↓↓↓

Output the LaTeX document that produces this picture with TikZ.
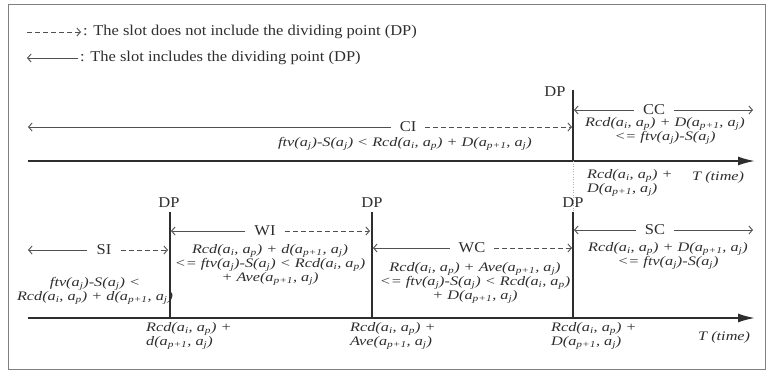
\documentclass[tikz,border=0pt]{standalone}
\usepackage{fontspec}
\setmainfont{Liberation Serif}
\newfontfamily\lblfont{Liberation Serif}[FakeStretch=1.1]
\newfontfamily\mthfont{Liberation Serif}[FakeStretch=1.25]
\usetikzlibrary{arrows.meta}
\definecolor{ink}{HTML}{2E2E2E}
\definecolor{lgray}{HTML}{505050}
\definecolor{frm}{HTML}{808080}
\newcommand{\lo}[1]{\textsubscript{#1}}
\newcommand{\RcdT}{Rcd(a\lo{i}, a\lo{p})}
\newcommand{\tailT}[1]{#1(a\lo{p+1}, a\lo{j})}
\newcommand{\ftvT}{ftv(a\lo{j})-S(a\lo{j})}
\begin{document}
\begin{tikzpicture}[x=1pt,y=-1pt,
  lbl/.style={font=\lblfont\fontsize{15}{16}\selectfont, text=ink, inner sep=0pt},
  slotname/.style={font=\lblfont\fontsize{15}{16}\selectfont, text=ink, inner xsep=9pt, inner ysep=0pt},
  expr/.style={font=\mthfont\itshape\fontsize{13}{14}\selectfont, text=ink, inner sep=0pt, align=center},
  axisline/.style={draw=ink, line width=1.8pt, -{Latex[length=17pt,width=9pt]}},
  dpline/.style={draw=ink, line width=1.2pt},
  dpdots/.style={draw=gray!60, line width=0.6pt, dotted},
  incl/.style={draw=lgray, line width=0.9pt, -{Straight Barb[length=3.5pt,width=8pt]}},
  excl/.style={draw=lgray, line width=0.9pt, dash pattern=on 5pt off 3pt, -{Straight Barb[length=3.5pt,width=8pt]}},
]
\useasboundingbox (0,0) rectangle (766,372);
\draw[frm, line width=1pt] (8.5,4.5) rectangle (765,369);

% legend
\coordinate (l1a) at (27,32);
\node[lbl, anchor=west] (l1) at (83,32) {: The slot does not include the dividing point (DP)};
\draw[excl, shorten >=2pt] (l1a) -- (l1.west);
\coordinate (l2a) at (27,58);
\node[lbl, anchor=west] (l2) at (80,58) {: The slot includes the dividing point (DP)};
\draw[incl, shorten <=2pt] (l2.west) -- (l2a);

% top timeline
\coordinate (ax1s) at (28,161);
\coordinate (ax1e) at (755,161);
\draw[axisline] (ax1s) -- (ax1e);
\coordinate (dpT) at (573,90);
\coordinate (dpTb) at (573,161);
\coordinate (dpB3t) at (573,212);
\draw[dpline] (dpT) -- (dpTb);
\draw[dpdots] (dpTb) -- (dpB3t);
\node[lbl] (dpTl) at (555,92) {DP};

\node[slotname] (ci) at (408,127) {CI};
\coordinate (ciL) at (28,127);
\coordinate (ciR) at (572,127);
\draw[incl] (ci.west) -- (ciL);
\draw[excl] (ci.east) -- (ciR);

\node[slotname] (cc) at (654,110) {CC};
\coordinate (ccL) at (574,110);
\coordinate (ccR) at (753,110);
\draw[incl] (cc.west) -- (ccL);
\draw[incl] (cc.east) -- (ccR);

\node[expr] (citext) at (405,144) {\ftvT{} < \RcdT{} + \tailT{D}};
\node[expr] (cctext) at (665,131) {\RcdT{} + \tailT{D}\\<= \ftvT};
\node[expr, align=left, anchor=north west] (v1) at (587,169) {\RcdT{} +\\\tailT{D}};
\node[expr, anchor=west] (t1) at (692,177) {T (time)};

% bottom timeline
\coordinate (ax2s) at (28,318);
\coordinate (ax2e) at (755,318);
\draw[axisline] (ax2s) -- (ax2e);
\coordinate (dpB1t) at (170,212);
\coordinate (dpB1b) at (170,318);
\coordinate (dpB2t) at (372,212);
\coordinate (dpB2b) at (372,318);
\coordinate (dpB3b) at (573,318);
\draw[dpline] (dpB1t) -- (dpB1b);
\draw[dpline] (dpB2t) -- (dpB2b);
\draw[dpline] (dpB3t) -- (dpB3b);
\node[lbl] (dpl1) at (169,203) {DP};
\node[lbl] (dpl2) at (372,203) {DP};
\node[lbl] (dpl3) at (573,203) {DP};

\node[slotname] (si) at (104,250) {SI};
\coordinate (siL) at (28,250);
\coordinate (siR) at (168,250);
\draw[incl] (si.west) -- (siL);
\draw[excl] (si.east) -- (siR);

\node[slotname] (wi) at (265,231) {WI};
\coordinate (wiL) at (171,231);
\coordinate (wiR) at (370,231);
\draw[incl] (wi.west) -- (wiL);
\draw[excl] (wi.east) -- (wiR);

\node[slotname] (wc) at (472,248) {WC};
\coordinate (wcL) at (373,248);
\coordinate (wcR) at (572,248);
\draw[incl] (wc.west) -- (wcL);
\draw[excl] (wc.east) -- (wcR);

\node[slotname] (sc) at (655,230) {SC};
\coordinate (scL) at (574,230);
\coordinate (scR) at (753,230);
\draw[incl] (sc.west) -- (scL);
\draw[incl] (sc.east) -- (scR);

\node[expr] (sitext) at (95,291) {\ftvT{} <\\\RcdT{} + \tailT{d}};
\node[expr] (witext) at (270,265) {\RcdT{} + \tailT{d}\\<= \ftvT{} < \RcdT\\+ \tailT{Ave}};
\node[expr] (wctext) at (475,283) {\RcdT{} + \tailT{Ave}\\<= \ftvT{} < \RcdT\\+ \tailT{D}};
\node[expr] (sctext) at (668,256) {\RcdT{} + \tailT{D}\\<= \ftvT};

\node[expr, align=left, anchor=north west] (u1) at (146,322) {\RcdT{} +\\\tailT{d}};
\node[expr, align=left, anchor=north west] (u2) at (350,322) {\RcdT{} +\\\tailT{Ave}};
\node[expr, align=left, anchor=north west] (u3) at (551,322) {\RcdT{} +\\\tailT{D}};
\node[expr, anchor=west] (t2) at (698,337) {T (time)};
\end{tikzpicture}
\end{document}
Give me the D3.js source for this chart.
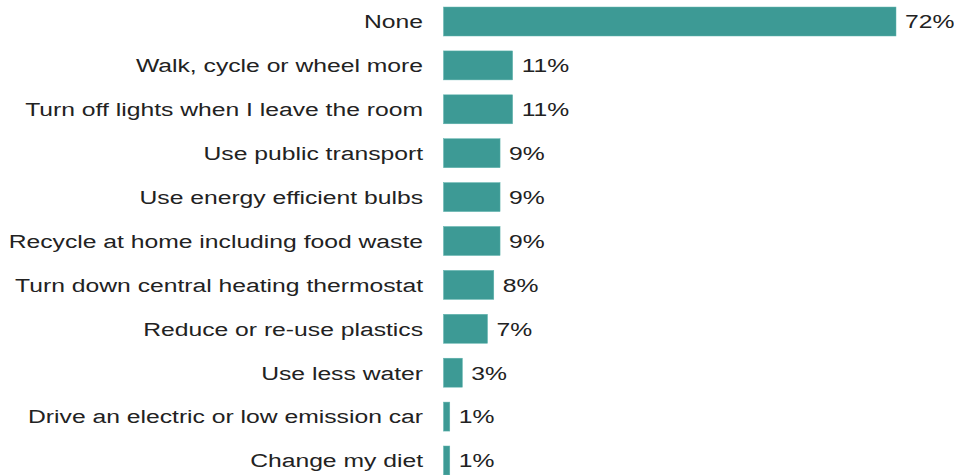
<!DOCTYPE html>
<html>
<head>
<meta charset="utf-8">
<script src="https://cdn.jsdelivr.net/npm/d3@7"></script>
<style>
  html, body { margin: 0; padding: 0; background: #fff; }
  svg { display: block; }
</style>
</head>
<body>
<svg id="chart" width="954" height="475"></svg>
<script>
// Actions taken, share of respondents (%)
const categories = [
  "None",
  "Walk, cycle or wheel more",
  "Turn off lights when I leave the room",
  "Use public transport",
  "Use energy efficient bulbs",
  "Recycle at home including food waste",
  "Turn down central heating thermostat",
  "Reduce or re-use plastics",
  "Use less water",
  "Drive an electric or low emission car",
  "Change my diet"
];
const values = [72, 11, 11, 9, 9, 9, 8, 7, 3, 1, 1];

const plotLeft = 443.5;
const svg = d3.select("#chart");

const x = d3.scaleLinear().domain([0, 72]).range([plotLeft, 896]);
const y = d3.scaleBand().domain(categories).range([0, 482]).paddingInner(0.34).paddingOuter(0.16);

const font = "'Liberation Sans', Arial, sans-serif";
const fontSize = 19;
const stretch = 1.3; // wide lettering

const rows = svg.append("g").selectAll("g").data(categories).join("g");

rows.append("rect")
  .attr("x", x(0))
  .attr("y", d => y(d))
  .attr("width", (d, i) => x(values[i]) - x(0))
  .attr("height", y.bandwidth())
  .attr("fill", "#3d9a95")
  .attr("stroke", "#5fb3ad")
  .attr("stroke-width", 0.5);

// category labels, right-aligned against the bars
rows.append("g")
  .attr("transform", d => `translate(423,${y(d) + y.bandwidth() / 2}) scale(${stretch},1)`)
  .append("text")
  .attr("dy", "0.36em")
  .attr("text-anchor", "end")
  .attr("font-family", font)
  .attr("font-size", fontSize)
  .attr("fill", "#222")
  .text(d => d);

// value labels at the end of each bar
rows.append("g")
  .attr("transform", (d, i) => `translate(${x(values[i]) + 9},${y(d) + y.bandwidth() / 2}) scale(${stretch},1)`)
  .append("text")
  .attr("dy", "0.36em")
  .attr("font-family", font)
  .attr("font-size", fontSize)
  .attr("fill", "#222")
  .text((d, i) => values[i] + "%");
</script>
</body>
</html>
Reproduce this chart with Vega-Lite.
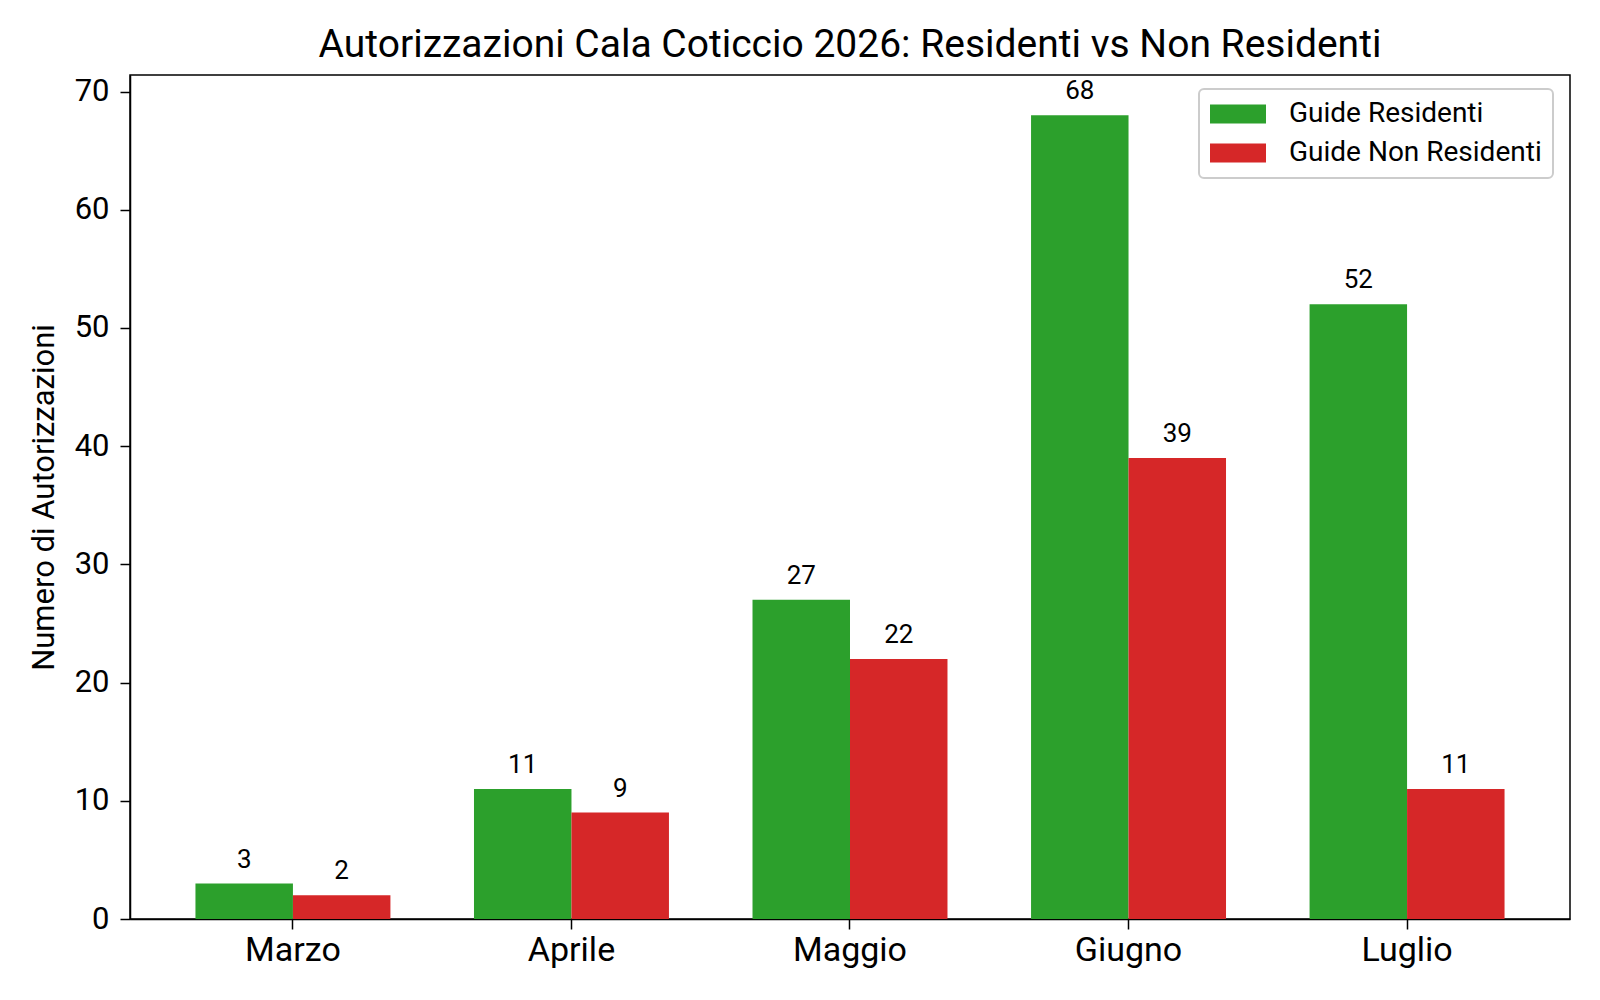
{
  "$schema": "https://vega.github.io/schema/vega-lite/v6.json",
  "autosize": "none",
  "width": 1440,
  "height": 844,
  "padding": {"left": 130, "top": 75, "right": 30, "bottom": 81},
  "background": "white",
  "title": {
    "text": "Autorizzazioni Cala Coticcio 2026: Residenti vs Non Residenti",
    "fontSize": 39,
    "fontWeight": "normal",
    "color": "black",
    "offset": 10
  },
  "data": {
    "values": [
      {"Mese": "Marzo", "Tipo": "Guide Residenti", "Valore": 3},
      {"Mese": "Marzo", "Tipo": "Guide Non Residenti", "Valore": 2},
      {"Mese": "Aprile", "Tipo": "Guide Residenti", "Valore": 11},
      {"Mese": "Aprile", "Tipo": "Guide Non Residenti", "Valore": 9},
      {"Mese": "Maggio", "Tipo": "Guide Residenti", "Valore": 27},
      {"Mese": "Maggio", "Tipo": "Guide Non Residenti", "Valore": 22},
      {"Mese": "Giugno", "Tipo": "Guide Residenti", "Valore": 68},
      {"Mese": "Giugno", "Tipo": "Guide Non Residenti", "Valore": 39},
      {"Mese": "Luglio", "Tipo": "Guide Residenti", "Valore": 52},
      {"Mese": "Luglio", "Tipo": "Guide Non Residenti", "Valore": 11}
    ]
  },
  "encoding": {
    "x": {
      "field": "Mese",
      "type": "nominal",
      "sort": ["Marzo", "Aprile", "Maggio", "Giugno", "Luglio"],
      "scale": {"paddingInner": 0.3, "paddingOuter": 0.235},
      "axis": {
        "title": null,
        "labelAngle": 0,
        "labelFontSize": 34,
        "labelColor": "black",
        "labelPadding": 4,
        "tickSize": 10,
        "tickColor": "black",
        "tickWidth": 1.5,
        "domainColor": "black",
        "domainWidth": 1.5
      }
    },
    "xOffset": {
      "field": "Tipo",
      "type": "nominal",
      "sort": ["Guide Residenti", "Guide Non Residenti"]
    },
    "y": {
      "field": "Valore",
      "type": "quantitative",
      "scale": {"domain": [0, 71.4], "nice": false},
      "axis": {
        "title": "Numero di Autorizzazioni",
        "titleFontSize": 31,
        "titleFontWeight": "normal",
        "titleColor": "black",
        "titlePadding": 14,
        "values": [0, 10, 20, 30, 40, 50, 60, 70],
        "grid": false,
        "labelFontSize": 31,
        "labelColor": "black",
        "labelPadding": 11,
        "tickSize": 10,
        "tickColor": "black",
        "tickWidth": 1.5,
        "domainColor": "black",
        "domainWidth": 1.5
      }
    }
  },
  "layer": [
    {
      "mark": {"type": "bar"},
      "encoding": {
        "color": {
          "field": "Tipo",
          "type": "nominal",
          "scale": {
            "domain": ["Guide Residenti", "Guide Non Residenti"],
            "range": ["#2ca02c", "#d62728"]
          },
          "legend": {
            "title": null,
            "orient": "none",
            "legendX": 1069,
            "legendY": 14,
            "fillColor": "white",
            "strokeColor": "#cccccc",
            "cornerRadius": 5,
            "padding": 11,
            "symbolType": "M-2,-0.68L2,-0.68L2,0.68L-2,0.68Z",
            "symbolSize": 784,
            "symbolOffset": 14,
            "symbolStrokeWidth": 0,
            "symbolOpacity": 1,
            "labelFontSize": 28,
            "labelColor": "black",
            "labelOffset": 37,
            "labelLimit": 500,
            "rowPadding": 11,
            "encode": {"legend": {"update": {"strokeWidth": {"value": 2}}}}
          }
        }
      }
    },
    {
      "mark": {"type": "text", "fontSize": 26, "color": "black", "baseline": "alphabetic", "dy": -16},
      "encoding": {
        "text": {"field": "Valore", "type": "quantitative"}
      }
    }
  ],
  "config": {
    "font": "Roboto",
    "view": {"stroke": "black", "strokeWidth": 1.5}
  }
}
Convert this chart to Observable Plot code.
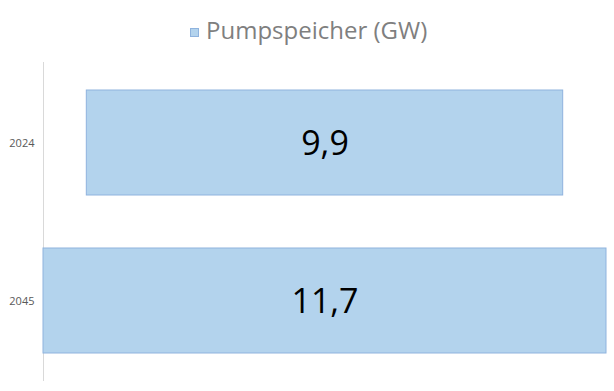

↑↑↑

GOAL OF THE EXERCISE
Gather each line of the listing containing the word "chart" and show it.

FINAL RESULT
Give me the D3.js source for this chart.
<svg id="chart" width="954" height="475"></svg>
const svg = d3.select("#chart");
Reproduce this chart with Vega-Lite.
Convert this chart to Observable Plot code.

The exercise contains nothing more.